Sono stati sequestrati circa 700 kg di alimenti che erano conservati in ambienti e modalità inadeguate, erano scaduti o non avevano tracciabilità; sono state poste sotto sequestro 13 aree cucina dove venivano deposti gli alimenti per rilevanti carenze igienico-sanitarie; sono stati denunciati 18 gestori dei servizi mensa perché responsabili di frode e inadempienza in pubbliche forniture.
Miglioramento generale ma qualche ombra
Rispetto all’anno precedente migliora il 44% dei menù analizzati, mentre il 29,5% di essi rimane stabile e il 20% mostra, per contro, un calo di qualità. Il 6,5% non è confrontabile con gli anni precedenti.
Fino a qualche anno fa la prevalenza dei cereali presenti nei menù scolastici erano frumento, riso e, una volta al mese, orzo o farro.
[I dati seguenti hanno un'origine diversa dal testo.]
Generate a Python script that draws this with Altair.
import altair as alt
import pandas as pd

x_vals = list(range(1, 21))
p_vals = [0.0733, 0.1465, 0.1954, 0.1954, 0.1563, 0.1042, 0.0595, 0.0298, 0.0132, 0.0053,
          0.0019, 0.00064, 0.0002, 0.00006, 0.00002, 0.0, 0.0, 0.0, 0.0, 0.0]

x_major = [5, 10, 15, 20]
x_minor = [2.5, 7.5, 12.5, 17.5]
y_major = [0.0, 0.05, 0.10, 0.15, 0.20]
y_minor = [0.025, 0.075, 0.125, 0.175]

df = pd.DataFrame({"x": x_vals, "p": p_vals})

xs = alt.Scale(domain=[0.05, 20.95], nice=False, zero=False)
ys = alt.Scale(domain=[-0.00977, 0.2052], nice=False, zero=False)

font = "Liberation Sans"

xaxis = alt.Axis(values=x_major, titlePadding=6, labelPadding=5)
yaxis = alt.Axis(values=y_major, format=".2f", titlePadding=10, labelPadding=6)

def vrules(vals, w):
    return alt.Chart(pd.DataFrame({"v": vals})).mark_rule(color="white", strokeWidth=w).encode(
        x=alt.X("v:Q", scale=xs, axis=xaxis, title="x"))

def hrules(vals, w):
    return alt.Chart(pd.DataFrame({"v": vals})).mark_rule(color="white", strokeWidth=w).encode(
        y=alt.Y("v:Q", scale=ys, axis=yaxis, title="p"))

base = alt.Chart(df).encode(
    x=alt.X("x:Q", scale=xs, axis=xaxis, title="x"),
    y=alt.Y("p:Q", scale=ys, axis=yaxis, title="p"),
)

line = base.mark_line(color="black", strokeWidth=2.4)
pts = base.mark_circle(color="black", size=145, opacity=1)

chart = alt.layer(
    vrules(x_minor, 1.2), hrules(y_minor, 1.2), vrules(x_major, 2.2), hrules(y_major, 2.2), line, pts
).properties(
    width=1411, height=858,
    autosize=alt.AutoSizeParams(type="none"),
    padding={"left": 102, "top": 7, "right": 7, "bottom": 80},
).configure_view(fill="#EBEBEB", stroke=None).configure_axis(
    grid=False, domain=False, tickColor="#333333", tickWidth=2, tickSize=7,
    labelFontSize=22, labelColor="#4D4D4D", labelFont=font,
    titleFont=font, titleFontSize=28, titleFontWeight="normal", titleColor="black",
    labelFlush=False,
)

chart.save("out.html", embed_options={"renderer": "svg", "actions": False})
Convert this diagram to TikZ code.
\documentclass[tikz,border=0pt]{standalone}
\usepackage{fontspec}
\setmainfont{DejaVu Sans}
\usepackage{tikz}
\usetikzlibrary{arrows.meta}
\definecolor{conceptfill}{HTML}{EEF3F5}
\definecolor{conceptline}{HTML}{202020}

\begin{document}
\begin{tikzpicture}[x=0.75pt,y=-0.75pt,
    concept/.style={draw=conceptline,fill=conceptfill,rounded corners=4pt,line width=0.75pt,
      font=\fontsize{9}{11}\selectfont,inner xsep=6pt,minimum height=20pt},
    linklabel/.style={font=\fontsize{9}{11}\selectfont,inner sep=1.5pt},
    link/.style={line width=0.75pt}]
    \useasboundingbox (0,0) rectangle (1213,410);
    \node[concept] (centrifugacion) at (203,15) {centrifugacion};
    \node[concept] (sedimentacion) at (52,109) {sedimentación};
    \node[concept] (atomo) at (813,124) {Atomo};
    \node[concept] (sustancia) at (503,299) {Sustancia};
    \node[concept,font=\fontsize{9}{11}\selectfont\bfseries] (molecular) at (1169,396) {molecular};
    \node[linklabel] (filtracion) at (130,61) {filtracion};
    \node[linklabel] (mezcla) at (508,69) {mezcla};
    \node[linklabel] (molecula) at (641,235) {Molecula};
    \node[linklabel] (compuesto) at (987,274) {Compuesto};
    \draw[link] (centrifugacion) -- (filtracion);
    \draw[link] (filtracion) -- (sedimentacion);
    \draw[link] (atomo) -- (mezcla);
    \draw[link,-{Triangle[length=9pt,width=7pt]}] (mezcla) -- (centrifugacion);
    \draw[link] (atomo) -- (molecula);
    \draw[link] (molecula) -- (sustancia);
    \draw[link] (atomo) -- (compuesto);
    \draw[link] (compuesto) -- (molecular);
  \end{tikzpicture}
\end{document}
Al nord, occasionalmente, era presente il mais, sotto forma di polenta. Con l’introduzione dei CAM la varietà di cereali proposti è aumentata in maniera significativa, come evidenziato nel grafico. L’aumento dei menù che propongono 5 o più cereali dal 2020 a oggi è stato del 505%. Nei menù sono entrati orzo, farro, miglio e grani di vecchia costituzione, come il grano Verna. La più ampia varietà di cereali la troviamo nel menù di Cremona che arriva a proporre farro, mais, orzo, miglio, frumento (pasta), riso, quinoa e grano saraceno misto alla polenta.
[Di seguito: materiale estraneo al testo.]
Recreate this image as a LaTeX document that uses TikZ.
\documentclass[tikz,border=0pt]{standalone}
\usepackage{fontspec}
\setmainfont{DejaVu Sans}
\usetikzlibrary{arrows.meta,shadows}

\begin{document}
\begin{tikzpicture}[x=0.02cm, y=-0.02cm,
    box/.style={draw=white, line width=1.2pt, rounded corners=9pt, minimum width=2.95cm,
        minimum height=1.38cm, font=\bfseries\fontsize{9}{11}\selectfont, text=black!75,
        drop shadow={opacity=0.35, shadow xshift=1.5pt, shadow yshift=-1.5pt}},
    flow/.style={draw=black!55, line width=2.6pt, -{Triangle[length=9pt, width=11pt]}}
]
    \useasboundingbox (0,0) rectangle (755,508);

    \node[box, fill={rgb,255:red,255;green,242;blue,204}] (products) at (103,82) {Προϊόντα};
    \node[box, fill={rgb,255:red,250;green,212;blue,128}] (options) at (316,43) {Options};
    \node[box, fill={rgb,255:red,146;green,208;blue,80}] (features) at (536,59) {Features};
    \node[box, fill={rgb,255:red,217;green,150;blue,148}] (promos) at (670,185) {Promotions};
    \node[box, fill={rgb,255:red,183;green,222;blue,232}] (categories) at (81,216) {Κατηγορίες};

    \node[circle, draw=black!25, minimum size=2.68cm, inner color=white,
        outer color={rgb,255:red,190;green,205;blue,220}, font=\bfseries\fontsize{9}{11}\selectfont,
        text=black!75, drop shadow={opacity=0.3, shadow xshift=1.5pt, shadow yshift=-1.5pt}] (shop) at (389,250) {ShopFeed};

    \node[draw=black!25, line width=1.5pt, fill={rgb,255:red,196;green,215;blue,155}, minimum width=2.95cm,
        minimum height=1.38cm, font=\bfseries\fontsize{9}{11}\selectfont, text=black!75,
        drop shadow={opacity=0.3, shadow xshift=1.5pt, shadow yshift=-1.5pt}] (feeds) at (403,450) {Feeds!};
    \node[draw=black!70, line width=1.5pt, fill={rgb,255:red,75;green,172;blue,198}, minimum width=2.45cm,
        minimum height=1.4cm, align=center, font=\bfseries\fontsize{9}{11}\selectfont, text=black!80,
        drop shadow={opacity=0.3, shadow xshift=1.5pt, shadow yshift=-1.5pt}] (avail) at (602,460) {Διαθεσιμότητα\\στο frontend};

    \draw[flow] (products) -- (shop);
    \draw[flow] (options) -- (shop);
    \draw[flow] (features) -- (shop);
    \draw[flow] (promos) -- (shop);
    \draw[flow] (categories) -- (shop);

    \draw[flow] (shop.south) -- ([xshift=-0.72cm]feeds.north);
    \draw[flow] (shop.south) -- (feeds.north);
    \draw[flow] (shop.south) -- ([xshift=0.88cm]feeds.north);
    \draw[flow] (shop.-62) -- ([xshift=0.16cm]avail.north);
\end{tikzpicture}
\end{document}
Le scuole continuano a privilegiare le carni rosse che dominano nella maggior parte dei menù, anche rispetto alle carni bianche. Si nota, rispetto allo scorso anno, un leggero aumento dei menù che le limitano a 1-2 volte la settimana, dato che, se confrontato alle rilevazioni di 5 anni fa, si attesta ad un +65%. Anche i menù che propongono sole tre carni rosse al mese aumentano del 24% rispetto al 2020. Si tratta di segnali di un cambiamento lento e presente soprattutto nei Comuni notoriamente più sensibili al tema ‘salute’ e ‘sostenibilità’.
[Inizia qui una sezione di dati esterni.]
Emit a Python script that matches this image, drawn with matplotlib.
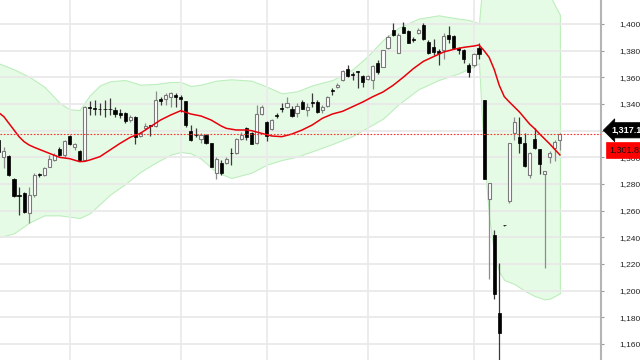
import numpy as np
import matplotlib
matplotlib.use("Agg")
import matplotlib.pyplot as plt
from matplotlib import transforms
from matplotlib.ticker import FuncFormatter, MultipleLocator

plt.rcParams["font.family"] = ["Liberation Sans", "DejaVu Sans"]

# daily candles, left to right
opens = [1313, 1300, 1301, 1284, 1271, 1273, 1258, 1272, 1287, 1287,
         1293, 1298, 1306, 1302, 1316, 1308, 1305, 1298, 1337.3, 1337,
         1336.2, 1336.3, 1336.3, 1335.5, 1333, 1333, 1328, 1330, 1316, 1322,
         1323.6, 1323.5, 1344, 1343.5, 1345, 1347, 1345.5, 1342, 1320, 1317,
         1314, 1317, 1310.5, 1288, 1296, 1296, 1303.2, 1303, 1313.5, 1322,
         1318, 1310.5, 1332.5, 1326.5, 1321, 1331.2, 1336.8, 1338, 1336.5, 1333.5,
         1341.5, 1335.5, 1341.2, 1341.5, 1335.5, 1338.5, 1350, 1352.5, 1358, 1366,
         1362.2, 1364.2, 1361, 1358.5, 1358, 1370.5, 1368, 1382, 1395.5, 1378.5,
         1397.5, 1395, 1388.2, 1393, 1399.25, 1386.75, 1382.5, 1380, 1380.5, 1391.5,
         1391, 1381.75, 1380.5, 1369, 1369, 1381.75, 1343, 1269, 1241.75, 1183,
         1249.2, 1267.5, 1318.5, 1315, 1310.5, 1286.75, 1313.5, 1306, 1287.5, 1300.5,
         1306.75, 1313]
highs = [1316, 1307.5, 1302, 1284.25, 1278, 1274.25, 1278, 1288, 1288, 1293,
         1301.75, 1303, 1307.5, 1313, 1316.75, 1310.5, 1305.5, 1338.5, 1342, 1343,
         1340.5, 1343, 1344.25, 1338, 1336, 1334.25, 1331.75, 1331, 1319.25, 1325.5,
         1324.25, 1350, 1345.5, 1348.5, 1349.25, 1348, 1346.75, 1342.5, 1324.25, 1321.75,
         1318, 1317.5, 1311, 1300.5, 1298, 1300.5, 1306.75, 1314.25, 1319.25, 1322.5,
         1319.25, 1339.25, 1339.25, 1327.5, 1328.5, 1333, 1341, 1345.5, 1338.5, 1340.5,
         1343, 1340.5, 1348, 1343, 1339.25, 1346, 1352, 1355.5, 1365.5, 1369.25,
         1364.25, 1365, 1361.75, 1361.75, 1369.25, 1373, 1380.5, 1391.75, 1400.5, 1393,
         1401.75, 1395.5, 1390.5, 1396.75, 1400.5, 1388, 1388.5, 1381, 1393, 1398.5,
         1391.75, 1383, 1381, 1370.5, 1378, 1385.5, 1343, 1281, 1245.5, 1220.5,
         1249.5, 1310.5, 1330, 1330, 1318.5, 1304.25, 1321.75, 1306, 1290, 1305,
         1313, 1318.5]
lows = [1302, 1292, 1286, 1270.5, 1257, 1258, 1250.5, 1270.5, 1285.5, 1286,
        1292.5, 1297.5, 1301, 1300.5, 1309.25, 1305.5, 1297.5, 1297.5, 1331.75, 1331.75,
        1331.75, 1330.5, 1331.75, 1330.5, 1329.25, 1325.5, 1326.75, 1310, 1315, 1320.5,
        1316, 1323, 1339.25, 1339.25, 1338, 1338, 1334.25, 1323, 1312.5, 1315,
        1310.5, 1310, 1292.5, 1283.5, 1286.75, 1295, 1294.25, 1302.5, 1313, 1313,
        1310, 1310, 1331.75, 1312.5, 1320.5, 1329.25, 1334.25, 1336.75, 1330, 1330.5,
        1336, 1331, 1338, 1333.5, 1333.5, 1338, 1347, 1351.75, 1357.5, 1360.5,
        1358, 1351.75, 1352.5, 1358, 1351, 1362.5, 1367.5, 1381, 1391, 1378,
        1393, 1385.5, 1386.75, 1392.5, 1388, 1377.5, 1376.75, 1369.25, 1373.5, 1385.5,
        1381, 1377.5, 1370.5, 1360, 1368, 1374, 1283.5, 1208.5, 1193.5, 1140,
        1248.5, 1265.5, 1313, 1303.5, 1293, 1284.25, 1306, 1287.5, 1216.75, 1296,
        1297.5, 1305.5]
closes = [1304, 1305, 1287, 1271, 1271, 1259, 1272, 1287, 1287, 1292,
          1299, 1302, 1302, 1312, 1310, 1310, 1298, 1338, 1337, 1336,
          1336, 1336, 1336, 1332.5, 1332, 1327, 1330.5, 1315, 1318, 1323.5,
          1323.4, 1343, 1342.5, 1347, 1348.5, 1345.5, 1343.5, 1324, 1313, 1316.5,
          1317, 1310.5, 1293, 1298.5, 1288.5, 1298.5, 1303, 1313.5, 1317, 1315.5,
          1310, 1332.5, 1338, 1316, 1328, 1331, 1336.5, 1341, 1331, 1338.5,
          1336.5, 1338, 1341, 1334, 1338, 1345, 1349.7, 1354, 1365, 1361,
          1362, 1364, 1356.5, 1361, 1368.5, 1364, 1380.5, 1390.5, 1391.5, 1392,
          1393, 1385.5, 1388, 1395.5, 1388.5, 1378, 1379.25, 1378.5, 1391, 1389,
          1381.75, 1380.5, 1374, 1364, 1377.5, 1377.5, 1283.5, 1281, 1197.5, 1168.5,
          1249, 1310.5, 1326.25, 1311, 1293.5, 1303.5, 1306.75, 1295, 1290, 1303.5,
          1311.75, 1317.18]

# moving average, read at these candle numbers
ma_idx = [0, 1, 2, 3, 4, 5, 6, 7, 8, 10, 12, 14, 16, 17, 18, 20, 22, 24, 26, 28,
          30, 32, 34, 36, 38, 40, 42, 44, 45, 47, 49, 50, 52, 54, 56, 58, 60, 62, 64, 66,
          68, 70, 72, 74, 76, 78, 80, 82, 84, 86, 88, 90, 92, 94, 95, 96, 97, 98, 99, 100,
          101, 103, 105, 106, 107, 109, 111]
ma_val = [1333.5, 1330.5, 1325.5, 1320.5, 1315.5, 1311.75, 1309.25, 1307.5, 1306, 1303,
          1300, 1299, 1296.75, 1297, 1298, 1300.5, 1305.5, 1310.5, 1315, 1318,
          1323, 1328, 1331.75, 1335, 1332.5, 1331, 1328, 1323.5, 1321.75, 1320.5,
          1320.5, 1320, 1318, 1316, 1315.5, 1317.5, 1320.5, 1324.25, 1329.25, 1332.5,
          1334.5, 1338, 1341.5, 1345.5, 1349, 1354, 1360, 1366.5, 1372, 1375.5,
          1379, 1381, 1382.5, 1383.5, 1384.25, 1380, 1375, 1366, 1354, 1345.5,
          1341.5, 1334, 1325, 1321.5, 1317.5, 1310, 1301.82]

# envelope band, read at these candle numbers
band_idx = [0, 3, 6, 9, 12, 14, 16, 18, 20, 22, 25, 28, 31, 34, 36, 38, 40, 43, 46, 50,
            53, 56, 59, 62, 66, 70, 73, 76, 79, 83, 87, 91, 93, 95, 96, 97, 98, 99, 100, 102,
            104, 106, 108, 109, 110, 111]
band_up = [1370.5, 1366, 1360.5, 1353, 1341, 1336, 1335.5, 1346.5, 1354, 1357,
           1358, 1354.5, 1355, 1356.5, 1356.5, 1353.5, 1354.5, 1357.5, 1358.5, 1357.5,
           1353, 1348, 1349.5, 1354, 1358, 1366, 1376, 1388, 1397, 1404,
           1406.5, 1404, 1403, 1400.5, 1445, 1448, 1450, 1452, 1452, 1450,
           1446, 1440, 1432, 1422, 1414, 1407]
band_lo = [1240, 1243, 1251, 1256.5, 1256.5, 1255.5, 1254.5, 1258, 1265, 1272,
           1280, 1289, 1296, 1302, 1304, 1303, 1299, 1289, 1284.5, 1288.5,
           1294.5, 1298, 1300.5, 1304.5, 1310, 1316, 1322.5, 1329, 1339.5, 1351,
           1358, 1363, 1366.5, 1370.5, 1300, 1255, 1228, 1214, 1208, 1205,
           1200, 1196, 1193.5, 1194, 1196, 1198]

month_idx = [14, 36, 53, 73, 94]

fig = plt.figure(figsize=(6.4, 3.6), dpi=100)
ax = fig.add_axes([0, 0, 601 / 640, 1])

idx = np.arange(len(opens))
o, h, l, c = map(np.array, (opens, highs, lows, closes))
up = c > o

ax.fill_between(band_idx, band_lo, band_up, facecolor="#e6fbe6",
                edgecolor="#bdeebd", lw=0.8, zorder=1)
ax.vlines(month_idx, 1100, 1500, color="#ebebeb", lw=1.3, zorder=1.5)

# candles
ax.vlines(idx[up], l[up], h[up], color="#8c8c8c", lw=0.9, zorder=2)
ax.vlines(idx[~up], l[~up], h[~up], color="#3a3a3a", lw=0.9, zorder=2)
body = np.maximum(np.abs(c - o), 0.5)
bottom = np.minimum(o, c)
ax.bar(idx[up], body[up], bottom=bottom[up], width=0.62, facecolor="white",
       edgecolor="#7a7a7a", lw=0.8, zorder=3)
ax.bar(idx[~up], body[~up], bottom=bottom[~up], width=0.62, facecolor="black",
       edgecolor="black", lw=0.5, zorder=3)

ax.plot(ma_idx, ma_val, color="#e8000b", lw=1.1, zorder=4)
ax.axhline(closes[-1], color="#ff3030", lw=0.8, ls=(0, (1.5, 1.5)), zorder=4)

ax.set_xlim(0.237, 119.13)
ax.set_ylim(1148, 1418)
ax.yaxis.set_major_locator(MultipleLocator(20))
ax.yaxis.set_major_formatter(FuncFormatter(lambda v, p: f"{v:,.0f}"))
ax.yaxis.tick_right()
ax.tick_params(axis="y", direction="out", length=2.5, width=0.8, color="#9a9a9a",
               pad=10.5, labelsize=6, labelcolor="#222222")
ax.tick_params(axis="x", bottom=False, labelbottom=False)
ax.grid(axis="y", color="#e9e9e9", lw=1.3)
for s in ("top", "left", "bottom"):
    ax.spines[s].set_visible(False)
ax.spines["right"].set_color("#b4b4b4")
ax.spines["right"].set_linewidth(1.5)

# price tags on the right edge
tr = transforms.blended_transform_factory(ax.transAxes, ax.transData)
ax.text(1.018, closes[-1], f"{closes[-1]:,.2f}", fontsize=6.5, fontweight="bold",
        color="white", va="center", ha="left", clip_on=False, zorder=6,
        transform=transforms.offset_copy(tr, fig, y=3, units="points"),
        bbox=dict(boxstyle="larrow,pad=0.35", fc="black", ec="black", lw=0.5))
ax.text(1.0135, ma_val[-1], f"{ma_val[-1]:,.2f}", fontsize=6.5,
        color="#111111", va="center", ha="left", clip_on=False, zorder=6,
        transform=transforms.offset_copy(tr, fig, y=3.6, units="points"),
        bbox=dict(boxstyle="square,pad=0.35", fc="#ff0000", ec="#ff0000", lw=0.5))

fig.savefig("out.png", dpi=100)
È bene ricordare che la carne rossa è classificata dall’OMS nel gruppo 2 degli alimenti probabilmente cancerogeni, oltre a essere l’alimento a maggiore impatto ambientale: due motivazioni che dovrebbero spingere a ridurre il consumo di quella proveniente da allevamenti intensivi e soprattutto di privilegiare carne da animali grass fed in allevamenti estensivi a pascolo.
Gli affettati sono una di quelle proposte alimentari ‘facili’ che continuano, leggermente, a crescere, così come, in generale, i cibi processati (ad esempio il tonno, i bastoncini di pesce, i budini). Si tratta di soluzioni pratiche per quelle cucine che rinunciano a esprimere competenze culinarie. Proposte che incontrano il gusto dei bambini, ma sconsigliate dalle istituzioni sanitarie.
Il pesce rimane il tallone d’Achille della ristorazione scolastica, proposto di solito una volta a settimana e in una limitata varietà di specie, tranne rare eccezioni. Si privilegiano il merluzzo o il nasello, per lo più proposti sotto forma di bastoncini di pesce. In alternativa si trovano la platessa impanata o il tonno in scatola. Si tratta di proposte che non richiedono particolari lavorazioni da parte delle cucine. Il riscontro in termini di consumo è generalmente molto basso a detta dei responsabili mensa e degli insegnanti.
Bene il biologico
L’impulso all’incremento del biologico nei menù è evidente con un + 44% della fascia più alta delle proposte di prodotti bio rispetto a 5 anni fa (+ di 22 a settimana).
La valorizzazione del biologico in mensa è partita nel 2018 con il Fondo per le mense certificate biologiche stanziato a partire dal Ministero dell’Agricoltura (oggi MASAF).